British Columbia

Northern lights may be visible in B.C., thanks to geomagnetic storm

On Saturday night, British Columbians may get a view of the natural wonder.

It may be possible to view aurora borealis as far south as Canada-U.S. border Saturday night

The northern lights over Burns Lake, B.C. (Submitted by Ryan Skinner )

British Columbians may be treated to a rare glimpse of the northern nights — also known as aurora borealis — this weekend.

According to the U.S. National Oceanic and Atmospheric Administration (NOAA), a geomagnetic storm watch is in effect for Aug. 31 and Sept. 1, and that will produce an aurora visible in the southern parts of Canada. 

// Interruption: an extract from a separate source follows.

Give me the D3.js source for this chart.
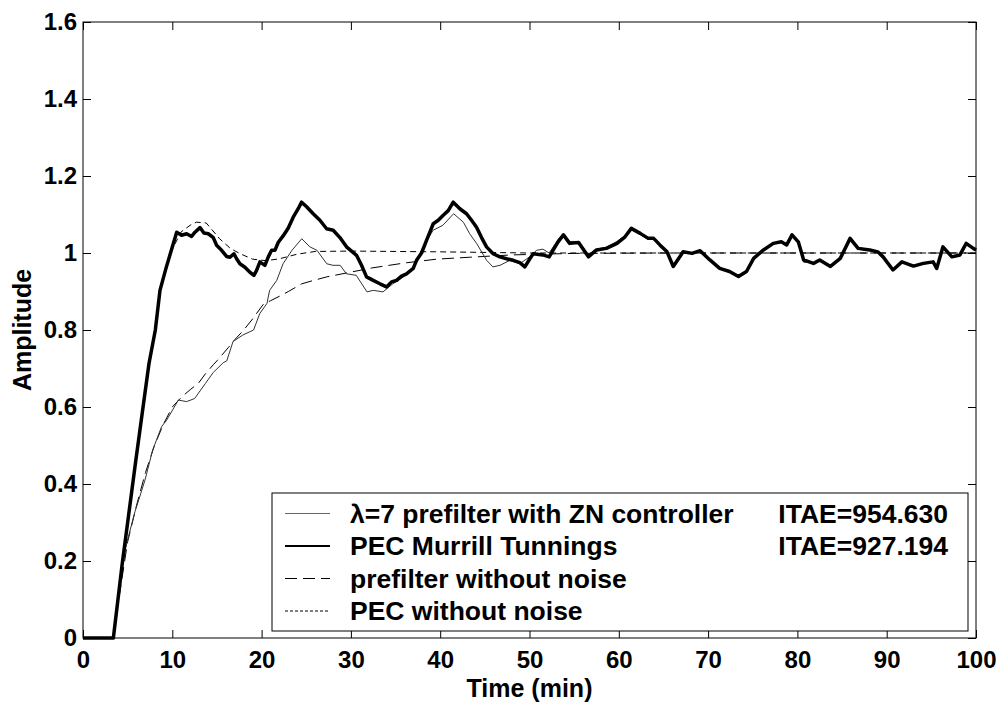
<!DOCTYPE html>
<html>
<head>
<meta charset="utf-8">
<script src="https://cdn.jsdelivr.net/npm/d3@7"></script>
<style>
  body { margin: 0; background: #fff; }
  svg text { font-family: "Liberation Sans", Arial, sans-serif; font-weight: bold; fill: #000; }
</style>
</head>
<body>
<svg id="chart" width="1004" height="705"></svg>
<script>
// tick labels
const xTicks = [0, 10, 20, 30, 40, 50, 60, 70, 80, 90, 100];
const yTicks = [0, 0.2, 0.4, 0.6, 0.8, 1, 1.2, 1.4, 1.6];

// PEC Murrill Tunnings (thick, noisy)
const pecTime = [0, 3.4, 4.4, 5.82, 6.68, 7.39, 8.1, 8.62, 9.29, 10.49, 11.04, 11.6, 12.16, 12.54, 13.1, 13.54, 14.03,
  14.59, 14.96, 15.52, 16.08, 16.46, 16.9, 17.2, 17.57, 18.13, 18.69, 19.14, 19.44, 19.81, 20.37, 20.75, 21.12,
  21.49, 21.87, 22.43, 22.99, 23.54, 24.1, 24.48, 25.04, 25.78, 26.53, 27.28, 28.02, 28.77, 29.51, 30.07, 30.63,
  31.19, 31.75, 32.5, 33.25, 33.99, 34.55, 35.11, 35.67, 36.23, 36.98, 37.35, 37.91, 38.47, 39.22, 39.78, 40.34,
  40.9, 41.46, 42.2, 42.95, 43.51, 44.07, 44.63, 45.19, 45.93, 46.68, 47.43, 48.17, 48.92, 49.48, 50.04, 50.41,
  51.5, 52.2, 53.2, 53.8, 54.5, 55.5, 56.6, 57.5, 58.6, 59.8, 60.7, 61.4, 62.4, 63.3, 63.9, 64.6, 65.4, 66.1,
  67.2, 68.2, 69.1, 70.2, 71.3, 72.4, 73.4, 74.3, 75.1, 76.2, 77.3, 78.2, 78.8, 79.4, 80.1, 80.7, 81.8, 82.5,
  83.7, 84.8, 85.9, 86.8, 88.1, 89.0, 89.6, 90.7, 91.7, 93.0, 94.1, 95.2, 95.6, 96.3, 97.3, 98.2, 98.9, 99.7, 100];
const pecValue = [0, 0, 0.194, 0.445, 0.592, 0.713, 0.8, 0.903, 0.96, 1.054, 1.046, 1.05, 1.043, 1.054, 1.066, 1.052, 1.05,
  1.04, 1.02, 1.007, 0.991, 0.989, 0.998, 0.985, 0.972, 0.963, 0.95, 0.942, 0.955, 0.977, 0.968, 0.99, 1.007,
  1.007, 1.028, 1.045, 1.065, 1.093, 1.115, 1.132, 1.12, 1.102, 1.085, 1.063, 1.059, 1.04, 1.016, 1.005, 0.994,
  0.968, 0.938, 0.929, 0.92, 0.912, 0.925, 0.929, 0.94, 0.946, 0.96, 0.981, 1.0, 1.033, 1.076, 1.085, 1.098,
  1.11, 1.132, 1.115, 1.102, 1.085, 1.067, 1.04, 1.016, 0.998, 0.99, 0.985, 0.981, 0.975, 0.964, 0.985, 0.998,
  0.995, 0.99, 1.029, 1.047, 1.025, 1.027, 0.99, 1.008, 1.012, 1.025, 1.042, 1.064, 1.051, 1.038, 1.038, 1.021, 1.003, 0.965,
  1.003, 0.999, 1.006, 0.982, 0.96, 0.952, 0.939, 0.952, 0.986, 1.008, 1.025, 1.029, 1.021, 1.047, 1.029, 0.982, 0.973, 0.982,
  0.965, 0.986, 1.038, 1.012, 1.008, 1.003, 0.99, 0.956, 0.977, 0.966, 0.973, 0.977, 0.96, 1.016, 0.99, 0.995, 1.025, 1.012, 1.008];

// lambda=7 prefilter with ZN controller (thin, noisy)
const zeTime = [0, 3.4, 4.4, 4.89, 5.82, 6.94, 7.8, 8.8, 9.37, 10.68, 11.6, 12.5, 13.7, 14.6, 15.7, 16.1, 16.8, 17.9,
  19.1, 19.8, 20.6, 20.9, 21.7, 22.4, 23.4, 24.5, 25.4, 26.2, 27.3, 28.0, 28.8, 29.5, 30.6, 31.8, 32.5, 33.6, 34.7,
  35.9, 37.0, 38.1, 39.2, 40.3, 41.5, 42.6, 43.3, 44.1, 45.2, 45.9, 46.7, 47.8, 48.9, 50.0, 50.8, 51.5, 52.2, 53.2,
  53.8, 54.5, 55.5, 56.6, 57.5, 58.6, 59.8, 60.7, 61.4, 62.4, 63.3, 63.9, 64.6, 65.4, 66.1,
  67.2, 68.2, 69.1, 70.2, 71.3, 72.4, 73.4, 74.3, 75.1, 76.2, 77.3, 78.2, 78.8, 79.4, 80.1, 80.7, 81.8, 82.5,
  83.7, 84.8, 85.9, 86.8, 88.1, 89.0, 89.6, 90.7, 91.7, 93.0, 94.1, 95.2, 95.6, 96.3, 97.3, 98.2, 98.9, 99.7, 100];
const zeValue = [0, 0, 0.19, 0.246, 0.328, 0.41, 0.488, 0.549, 0.566, 0.618, 0.614, 0.622, 0.661, 0.69, 0.715, 0.72, 0.77, 0.787,
  0.8, 0.843, 0.869, 0.903, 0.929, 0.972, 1.007, 1.037, 1.016, 1.007, 0.972, 0.968, 0.968, 0.946, 0.942, 0.899, 0.903, 0.899, 0.92,
  0.938, 0.964, 1.016, 1.059, 1.072, 1.102, 1.08, 1.05, 1.024, 0.981, 0.964, 0.968, 0.981, 0.972, 0.99, 1.007, 1.01, 1.0, 1.035,
  1.05, 1.03, 1.03, 0.995, 1.01, 1.015, 1.03, 1.045, 1.06, 1.048, 1.035, 1.036, 1.02, 1.0, 0.97,
  1.0, 1.0, 1.004, 0.984, 0.962, 0.954, 0.941, 0.954, 0.984, 1.006, 1.023, 1.027, 1.019, 1.044, 1.027, 0.976, 0.975, 0.98,
  0.967, 0.984, 1.035, 1.01, 1.006, 1.001, 0.988, 0.958, 0.975, 0.968, 0.971, 0.975, 0.962, 1.013, 0.992, 0.993, 1.022, 1.01, 1.006];

// prefilter without noise
const pfTime = [0, 3.4, 4, 5, 6, 7, 8, 9, 10, 11, 12, 12.9, 13.7, 14.6, 15, 16.3, 17, 18, 18.9, 20.2, 21, 22.2, 23,
  24.5, 26, 27.3, 29.5, 32.3, 36, 39.6, 43.3, 48, 55, 65, 100];
const pfValue = [0, 0, 0.1, 0.25, 0.345, 0.43, 0.5, 0.555, 0.6, 0.625, 0.645, 0.661, 0.686, 0.71, 0.72, 0.755, 0.775, 0.8,
  0.826, 0.867, 0.876, 0.89, 0.9, 0.92, 0.93, 0.938, 0.948, 0.961, 0.974, 0.984, 0.989, 0.995, 0.999, 1.0, 1.0];

// PEC without noise
const pnTime = [0, 3.4, 4.4, 5.8, 6.7, 7.4, 8.1, 8.6, 9.3, 10, 11, 12, 12.7, 13.8, 15.3, 16.5, 17.6, 19, 20.5, 22,
  24, 26, 30, 40, 50, 100];
const pnValue = [0, 0, 0.19, 0.445, 0.59, 0.713, 0.8, 0.9, 0.96, 1.01, 1.055, 1.072, 1.08, 1.078, 1.037, 1.012, 0.998,
  0.984, 0.98, 0.985, 0.997, 1.004, 1.005, 1.003, 1.0, 1.0];

const legendNames = ["\u03bb=7 prefilter with ZN controller", "PEC Murrill Tunnings", "prefilter without noise", "PEC without noise"];
const legendItae = ["ITAE=954.630", "ITAE=927.194", "", ""];

const svg = d3.select('#chart');
const plotLeft = 83, plotRight = 976, plotTop = 22, plotBottom = 638;

const x = d3.scaleLinear().domain([0, 100]).range([plotLeft, plotRight]);
const y = d3.scaleLinear().domain([0, 1.6]).range([plotBottom, plotTop]);

const pairs = (ts, vs) => ts.map((t, i) => [t, vs[i]]);
const line = d3.line().x(d => x(d[0])).y(d => y(d[1]));

const styles = [
  { data: pairs(zeTime, zeValue), color: '#333', width: 1, dash: null, legendColor: '#666', legendWidth: 1.2 },
  { data: pairs(pecTime, pecValue), color: '#000', width: 3.5, dash: null, legendColor: '#000', legendWidth: 2 },
  { data: pairs(pfTime, pfValue), color: '#000', width: 1, dash: '12,6', legendColor: '#000', legendWidth: 1 },
  { data: pairs(pnTime, pnValue), color: '#000', width: 1, dash: '6,4', legendColor: '#000', legendWidth: 1, legendDash: '3,2' }
];

// draw the no-noise curves first, noisy ones on top
[2, 3, 0, 1].forEach(i => {
  const s = styles[i];
  svg.append('path')
    .datum(s.data)
    .attr('d', line)
    .attr('fill', 'none')
    .attr('stroke', s.color)
    .attr('stroke-width', s.width)
    .attr('stroke-linejoin', 'round')
    .attr('stroke-dasharray', s.dash);
});

// axes with inward ticks on all four sides
svg.append('g')
  .attr('transform', `translate(0,${plotBottom})`)
  .call(d3.axisBottom(x).tickValues(xTicks).tickSizeInner(-8).tickSizeOuter(0).tickPadding(13).tickFormat(d => d))
  .call(g => g.select('.domain').remove())
  .call(g => g.selectAll('text').attr('font-size', 24).attr('font-family', null));

svg.append('g')
  .attr('transform', `translate(0,${plotTop})`)
  .call(d3.axisTop(x).tickValues(xTicks).tickSizeInner(-8).tickSizeOuter(0).tickFormat(''))
  .call(g => g.select('.domain').remove());

svg.append('g')
  .attr('transform', `translate(${plotLeft},0)`)
  .call(d3.axisLeft(y).tickValues(yTicks).tickSizeInner(-8).tickSizeOuter(0).tickPadding(6).tickFormat(d => d))
  .call(g => g.select('.domain').remove())
  .call(g => g.selectAll('text').attr('font-size', 24).attr('font-family', null));

svg.append('g')
  .attr('transform', `translate(${plotRight},0)`)
  .call(d3.axisRight(y).tickValues(yTicks).tickSizeInner(-8).tickSizeOuter(0).tickFormat(''))
  .call(g => g.select('.domain').remove());

svg.append('rect')
  .attr('x', plotLeft).attr('y', plotTop)
  .attr('width', plotRight - plotLeft).attr('height', plotBottom - plotTop)
  .attr('fill', 'none').attr('stroke', '#000').attr('stroke-width', 1);

// axis titles
svg.append('text')
  .attr('x', (plotLeft + plotRight) / 2).attr('y', 697)
  .attr('text-anchor', 'middle').attr('font-size', 25)
  .text('Time (min)');

svg.append('text')
  .attr('transform', `translate(31,${(plotTop + plotBottom) / 2}) rotate(-90)`)
  .attr('text-anchor', 'middle').attr('font-size', 25)
  .text('Amplitude');

// legend
const legend = svg.append('g');
legend.append('rect')
  .attr('x', 272).attr('y', 493).attr('width', 696).attr('height', 138)
  .attr('fill', '#fff').attr('stroke', '#000').attr('stroke-width', 1);

legendNames.forEach((name, i) => {
  const s = styles[i];
  const base = 522.5 + i * 32.5;
  legend.append('line')
    .attr('x1', 285).attr('x2', 330)
    .attr('y1', base - 9).attr('y2', base - 9)
    .attr('stroke', s.legendColor)
    .attr('stroke-width', s.legendWidth)
    .attr('stroke-dasharray', s.legendDash || s.dash);
  legend.append('text')
    .attr('x', 350).attr('y', base)
    .attr('font-size', 26.5)
    .text(name);
  if (legendItae[i]) {
    legend.append('text')
      .attr('x', 948).attr('y', base)
      .attr('text-anchor', 'end')
      .attr('font-size', 26.5)
      .text(legendItae[i]);
  }
});
</script>
</body>
</html>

The organization's Space Weather Prediction Center says storm levels will be light to start, but heading into Sunday, the storm may be upgraded to moderate. 

"These aren't super strong storms, but they're certainly enough to enhance the aurora on the Canada-U.S. border," said Robert Rutledge, chief of the Space Weather Prediction Center at NOAA.

For those in B.C., the best time to see the light show will be on Saturday night, extending to 2 a.m. Sunday, according to the Geophysical Institute at the University of Alaska Fairbanks.

"If the skies are dark enough and clear you could get a better than normal chance to see the aurora," said Rutledge.